Certains films ont été applaudi pour leurs images impactantes plus que pour leur scénario et d’autres ont ravi les spectateurs à la fois par le fond et la forme. Les différents jurys ont rendu leur verdict, et deux films en particulier ont reçu plusieurs prix dont Beyond the infinite two minutes de Junta Yamaguchi (Japon) : Prix de la sélection 7ème Orbit et Prix de la Critique).
C’est le petit film du BIFFF (à la fois par sa durée de 1h10, et par son petit budget) qui a étonné tout le monde par un surprenant tour de force narratif.
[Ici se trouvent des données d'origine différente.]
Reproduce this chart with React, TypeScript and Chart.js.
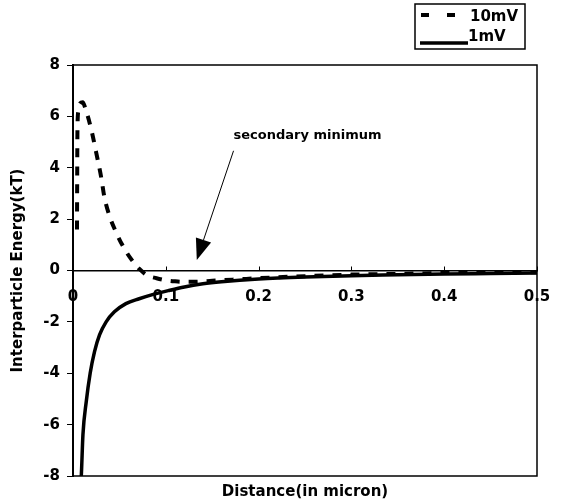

On avait déjà vu un film semblable, lui aussi japonais, au BIFFF en 2019 : Ne coupez pas qui avait bénéficié d’une sortie très discrète dans les salles françaises, et fait l’objet d’un remake en cours de production par Michel Hazanavicius (avec Romain Duris et Jean-Pascal Zadi).
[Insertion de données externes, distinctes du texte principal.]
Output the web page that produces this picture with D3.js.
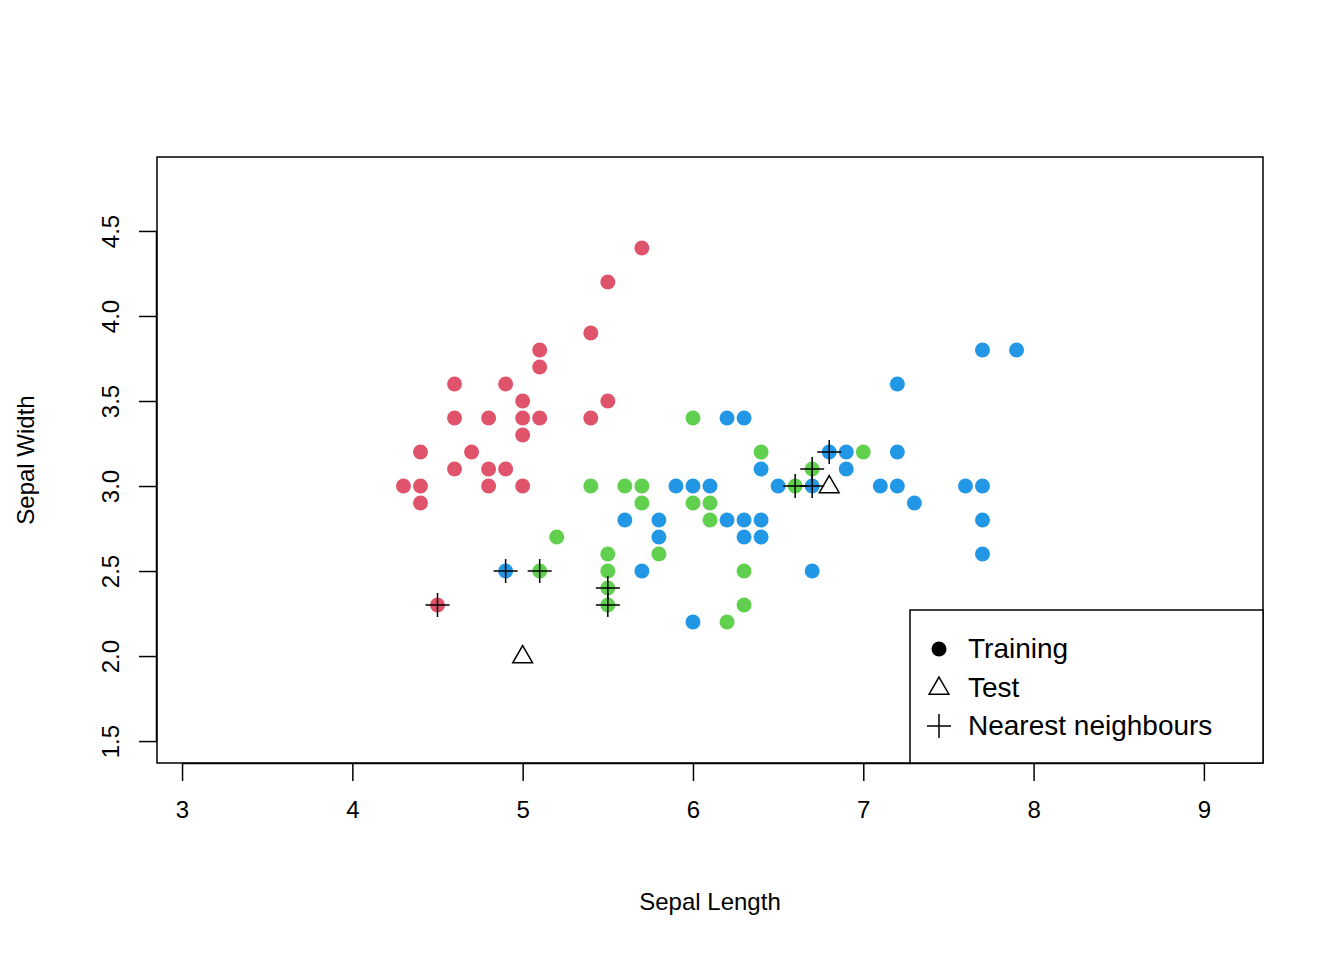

Beyond the infinite two minutes est fabriqué un peu de la même manière par une troupe théâtrale, avec le concept d’un long plan séquence en une seule prise (ou presque). L’histoire est aussi improbable que géniale : le gérant d’un café remarque qu’il y a une différence temporelle de 2 minutes d’écart entre un écran de son café et celui de son ordinateur dans son logement à l’étage au-dessus : « Je suis le futur toi, je suis deux minutes plus tard dans le futur ». Il y a une pièce où ce qui se passe et ce qui se raconte se trouve 2 minutes après dans le futur, et en changeant d’un étage on peut donc se parler à soi-même 2 minute plus tard ou plus tôt. Lui, une serveuse et quelques amis s’amusent à monter et descendre pour se poser des questions et se donner des consignes. Ils expérimentent ce curieux procédé : quand les deux écrans pour communiquer sont placés dans la même pièce, il y a moyen de se voir dans un futur d’au-delà de 2 minutes et de se parler à soi dans un temps passé de 2 minutes, ou plus… On découvre en même temps que les personnages les multiples interactions possibles et l’histoire se développe ensuite avec en plus une romance naissante et même un kidnapping…
Comme toujours avec les voyages dans le temps, il est possible d’avoir une influence sur son passé et donc de modifier le présent (soit comme plusieurs dimensions d’un Tenet de Christopher Nolan sans les effets spéciaux, soit une même simplicité pour nous emmener avec complexité vers l’inconnu que Primer de Shane Carruth). L’histoire exploite les paradoxes temporels avec une certaine logique qui va être extrapolée jusqu’à nous faire vivre une jouissive aventure dans plusieurs périodes de temps parallèles de 2x2x2x2x2… minutes avant ou après le présent : « j’ai reçu un message du futur du futur du futur du futur ! ». Tout se passe dans le même lieu unique où les personnages vont et viennent, l’impression de farce du début laisse place à un enchainement ‘mindfuck’ avec un effet Droste (mise en abime d’une image dans une image dans une image…) et plusieurs temporalités mêlées, à 2 minutes d’écart. Au fur et à mesure, le héros est un peu dépassé par la situation et ses amis (tout comme nous) se posent des questions comme jusqu’où voir dans le futur et pourquoi, et quelle conséquence cela aurait de faire une chose différente : « le futur nous contrôle peut-être ? » Beyond the infinite two minutes est ainsi aussi rocambolesque qu’étourdissant.